Андрей ворочается на душной овчинной шубе, на вялой подушке, которая вся пропитана чужими незнакомыми запахами — разве уснешь. Тяжело, грустно ему, память все поднимает и поднимает старые обиды. Свои обиды, обиды и боли покойного отца, матери, горькую горечь других ссыльных его поселка. И этих обид и болей, оказывается, не счесть.

Ты послушай, Степан, не храпи там, на полатях. Вот, хотя бы и такой случай.

Это уж война, и через год или полтора ему, Андрею, на фронт. Товар, мануфактуру продавали в поселковом ларьке. Ее продавали по особым справкам, что выписывались в конторе сплавного участка. Ну, есть та справка, заработал ее, и положен тебе метраж, скажем, на штаны или рубаху. Но все как-то не хватало товару — начальство расхватывало, и очередь, давка в ларьке.

С ночи они стояли с дружком возле орсовского магазина — дружок тоже мечтал о рубахе…
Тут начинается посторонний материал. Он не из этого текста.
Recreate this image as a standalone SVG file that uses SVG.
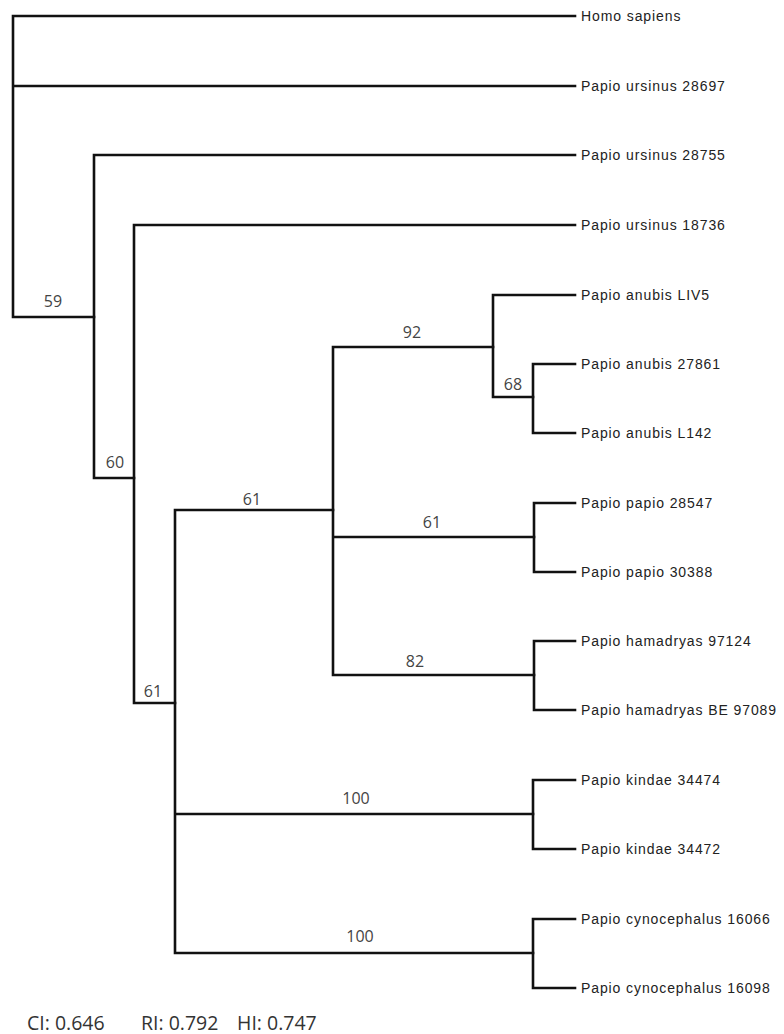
<svg xmlns="http://www.w3.org/2000/svg" width="784" height="1034" viewBox="0 0 784 1034">
<style>
.br{fill:none;stroke:#111;stroke-width:2.6;stroke-linecap:square;stroke-linejoin:miter}
.leaf{font-family:"Liberation Sans",Arial,sans-serif;font-size:14px;letter-spacing:0.9px;fill:#222}
.sup{font-family:"Open Sans","DejaVu Sans",sans-serif;font-size:16px;fill:#444;text-anchor:middle}
.idx{font-family:"Open Sans","DejaVu Sans",sans-serif;font-size:19.5px;fill:#333}
</style>
<rect width="784" height="1034" fill="#fff"/>
<g id="connectors">
<path class="br" d="M575,16H13V317H94M13,86H575"/>
<path class="br" d="M575,155H94V478H134"/>
<path class="br" d="M575,225H134V703H175"/>
<path class="br" d="M333,510H175V953H533M175,814H533"/>
<path class="br" d="M493,347H333V675H534M333,537H534"/>
<path class="br" d="M575,295H493V397H533"/>
<path class="br" d="M575,364H533V433H575"/>
<path class="br" d="M575,503H534V572H575"/>
<path class="br" d="M575,641H534V710H575"/>
<path class="br" d="M575,780H533V849H575"/>
<path class="br" d="M575,919H533V988H575"/>
</g>
<g id="support">
<text class="sup" x="53" y="307">59</text>
<text class="sup" x="115" y="468">60</text>
<text class="sup" x="153" y="697">61</text>
<text class="sup" x="252" y="505">61</text>
<text class="sup" x="412" y="338">92</text>
<text class="sup" x="513" y="390">68</text>
<text class="sup" x="432" y="528">61</text>
<text class="sup" x="415" y="667">82</text>
<text class="sup" x="356" y="804">100</text>
<text class="sup" x="360" y="942">100</text>
</g>
<g id="leaf-homo"><text class="leaf" x="581" y="21">Homo sapiens</text></g>
<g id="leaf-urs28697"><text class="leaf" x="581" y="91">Papio ursinus 28697</text></g>
<g id="leaf-urs28755"><text class="leaf" x="581" y="160">Papio ursinus 28755</text></g>
<g id="leaf-urs18736"><text class="leaf" x="581" y="230">Papio ursinus 18736</text></g>
<g id="leaf-anuLIV5"><text class="leaf" x="581" y="300">Papio anubis LIV5</text></g>
<g id="leaf-anu27861"><text class="leaf" x="581" y="369">Papio anubis 27861</text></g>
<g id="leaf-anuL142"><text class="leaf" x="581" y="438">Papio anubis L142</text></g>
<g id="leaf-pap28547"><text class="leaf" x="581" y="508">Papio papio 28547</text></g>
<g id="leaf-pap30388"><text class="leaf" x="581" y="577">Papio papio 30388</text></g>
<g id="leaf-ham97124"><text class="leaf" x="581" y="646">Papio hamadryas 97124</text></g>
<g id="leaf-ham97089"><text class="leaf" x="581" y="715">Papio hamadryas BE 97089</text></g>
<g id="leaf-kin34474"><text class="leaf" x="581" y="785">Papio kindae 34474</text></g>
<g id="leaf-kin34472"><text class="leaf" x="581" y="854">Papio kindae 34472</text></g>
<g id="leaf-cyn16066"><text class="leaf" x="581" y="924">Papio cynocephalus 16066</text></g>
<g id="leaf-cyn16098"><text class="leaf" x="581" y="993">Papio cynocephalus 16098</text></g>
<g id="indices">
<text class="idx" x="27" y="1030">CI: 0.646</text>
<text class="idx" x="141" y="1030">RI: 0.792</text>
<text class="idx" x="237" y="1030">HI: 0.747</text>
</g>
</svg>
Известно: ждать да догонять хуже всего — медленно подвигается очередь, а уж на смену надо, опаздывать на работу, прогуливать нельзя, за это строго наказывал тот специальный Указ… Стучат ходики на стене ларька, с каждой минутой стучат все громче и громче: на работу, на работу! Но и очередь уже подходит, человека четыре только до продавца.

Вдруг стихает людской гомон в ларьке, на пороге вырастает прямая фигура поселкового коменданта — этого главного надзирателя за ссыльными. Его лицо, как и всегда брезгливо вытянуто, в нем ничего обыденного, человеческого. Никогда не здоровается комендант с поселковыми, никто из ссыльных даже и не смеет кивнуть ему головой. Впрочем работяги не хотят этого делать, они стараются не замечать служивого. Холодные начальственные глаза шарят по людям, по плотной очереди. Как ни ужимался Андрей в бок рядом стоящей женщины, комендант узрел, нацеленно кинулся к прилавку — знает, что подросткам на работу. Затрещала фуфайчонка на плече, выхваченный рывком из очереди, Андрей чуть не упал. Он не помнил, как от стыда и обиды бежал к двери. А в спину подросткам толкался знакомый шипящий крик: «Марш на работу, кулачье! Да я вас…»
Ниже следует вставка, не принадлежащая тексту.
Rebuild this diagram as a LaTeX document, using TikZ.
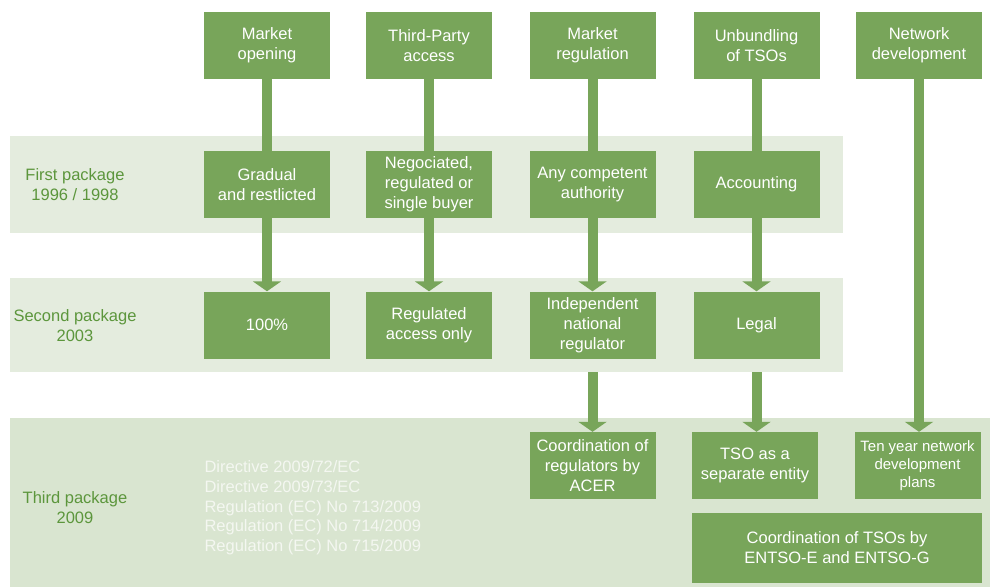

Пропала в тот раз справка на отоваривание. Шел на работу Андрей едва ли не со слезами. Так мечтал, что мать рубаху сошьет. Обнове той особое назначение выпадало, хотел понравиться одной девчонке — что плохого?

Интересно, в поселке ли еще тот комендант? Как не взят на фронт, как прокантовался он в тылу — бронь таких вот от смерти надежно спасала, подойти бы к нему в укромном уголке в орденах и медалях да мазнуть пятерней по сытой, по глупой морде. Помнишь ли ты тот день в ларьке?! И откуда вас, таких зверных, собрали и напустили на наши головы… Да, кончились твои издевки надо мной!

Постой… Положим, ты, Андрей, теперь тоже «вольный» — кровью свободу обрел. А мать, а меньшие братовья в каком будут сейчас положении. Ужели его братья все еще «кулацкое отродье»?